Exodus: Gods and Kings (12A) **
THE RELIABLY good Christian Bale is easily the best thing about this sword-and-sandals drama that stirs but rarely quite soars.
It’s an ambitious, good-looking attempt at bringing the story of Moses to the big screen by top director Ridley Scott. But it falls somewhat short of delivering that emotional punch he brought us in Gladiator.
Still, Bale is never less than watchable as the defiant Moses, who initially struggles to deal with revelations that he may in fact be a Hebrew, before going on to defend his people against the might of the Egyptian Pharaoh Empire that has enslaved them.

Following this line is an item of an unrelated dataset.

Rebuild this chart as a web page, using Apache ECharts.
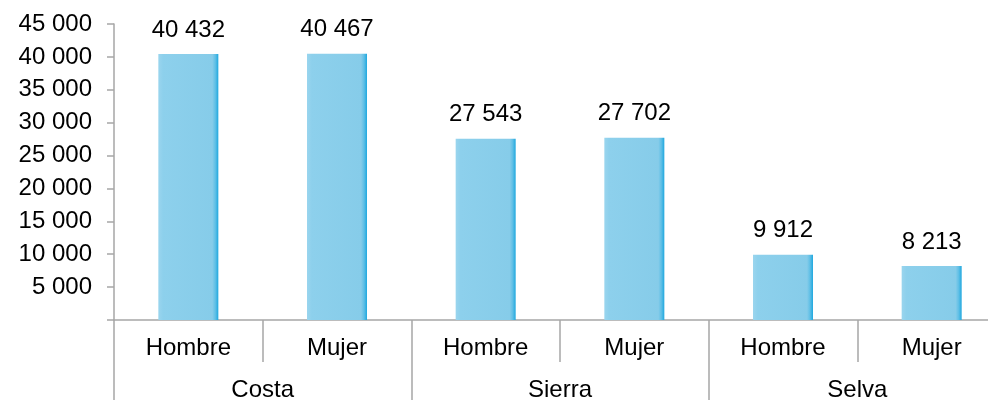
<!DOCTYPE html>
<html>
<head>
<meta charset="utf-8">
<script src="https://cdn.jsdelivr.net/npm/echarts@6/dist/echarts.min.js"></script>
<style>
html, body { margin: 0; padding: 0; background: #ffffff; }
#main { width: 988px; height: 400px; }
</style>
</head>
<body>
<div id="main"></div>
<script>
// datos
var regiones = ['Costa', 'Sierra', 'Selva'];
var sexos = ['Hombre', 'Mujer'];
var hombre = [40432, 27543, 9912];
var mujer = [40467, 27702, 8213];
var yTicks = [0, 5000, 10000, 15000, 20000, 25000, 30000, 35000, 40000, 45000];

var categorias = [];
var valores = [];
for (var i = 0; i < regiones.length; i++) {
	categorias.push(sexos[0], sexos[1]);
	valores.push(hombre[i], mujer[i]);
}

function miles(v) {
	return String(v).replace(/\B(?=(\d{3})+(?!\d))/g, ' ');
}

var gris = '#a6a6a6';
var fuente = 'Liberation Sans, Arial, sans-serif';

var chart = echarts.init(document.getElementById('main'));
var option = {
	backgroundColor: '#ffffff',
	animation: false,
	grid: {
		left: 114,
		width: 892,  // el gráfico original queda cortado a la derecha
		top: 24,
		bottom: 80,
		containLabel: false,
		outerBoundsMode: 'none'
	},
	xAxis: [
		{
			type: 'category',
			data: categorias,
			axisLine: {show: true, lineStyle: {color: gris, width: 1.5}},
			axisTick: {show: true, alignWithLabel: false, length: 42, lineStyle: {color: gris, width: 1.5}},
			axisLabel: {interval: 0, margin: 16, fontSize: 24, color: '#000', fontFamily: fuente}
		},
		{
			type: 'category',
			data: regiones,
			position: 'bottom',
			axisLine: {show: false},
			axisTick: {show: true, alignWithLabel: false, length: 80, lineStyle: {color: gris, width: 1.5}},
			axisLabel: {interval: 0, margin: 58, fontSize: 24, color: '#000', fontFamily: fuente}
		}
	],
	yAxis: {
		type: 'value',
		min: yTicks[0],
		max: yTicks[yTicks.length - 1],
		interval: 5000,
		splitLine: {show: false},
		axisLine: {show: true, lineStyle: {color: gris, width: 1.5}},
		axisTick: {show: true, length: 7, lineStyle: {color: gris, width: 1.5}},
		axisLabel: {
			margin: 22, fontSize: 24, color: '#000', fontFamily: fuente,
			formatter: function (v) { return v === 0 ? '' : miles(v); }
		}
	},
	series: [
		{
			type: 'bar',
			xAxisIndex: 0,
			barWidth: 60,
			data: valores,
			itemStyle: {
				color: new echarts.graphic.LinearGradient(0, 0, 1, 0, [
					{offset: 0, color: '#9ad5ee'},
					{offset: 0.08, color: '#8dd0ec'},
					{offset: 0.9, color: '#86cce9'},
					{offset: 0.95, color: '#5fbfe6'},
					{offset: 1, color: '#1fa8df'}
				])
			},
			label: {
				show: true,
				position: 'top',
				distance: 12,
				fontSize: 24,
				color: '#000',
				fontFamily: fuente,
				formatter: function (p) { return miles(p.value); }
			}
		}
	]
};
chart.setOption(option);
</script>
</body>
</html>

This leads to a mighty battle of wills between Moses and the Pharaoh leader Ramses (a very good Edgerton) - and that’s even before a very angry God and his swarms of locusts get in on the act.
All Moses’s greatest hits are here - the Ten Commandments, the various plagues, the burning bush, the parting of the Red Sea - yet in trying to tick every box the story feels laboured and overcooked.
It’s beautifully shot and rendered (though way too dark in 3D), but it’s simply too uneven to hold your attention throughout the lengthy 142-minute running time.
Bale is excellent in a tricky role playing a very multifaceted and complicated character, and his scenes with great foe Ramses are among the best in the film.
But weak pacing and storytelling mean that by the time the refugees reach the Red Sea it’s difficult to feel really invested in their fate - and that’s a problem.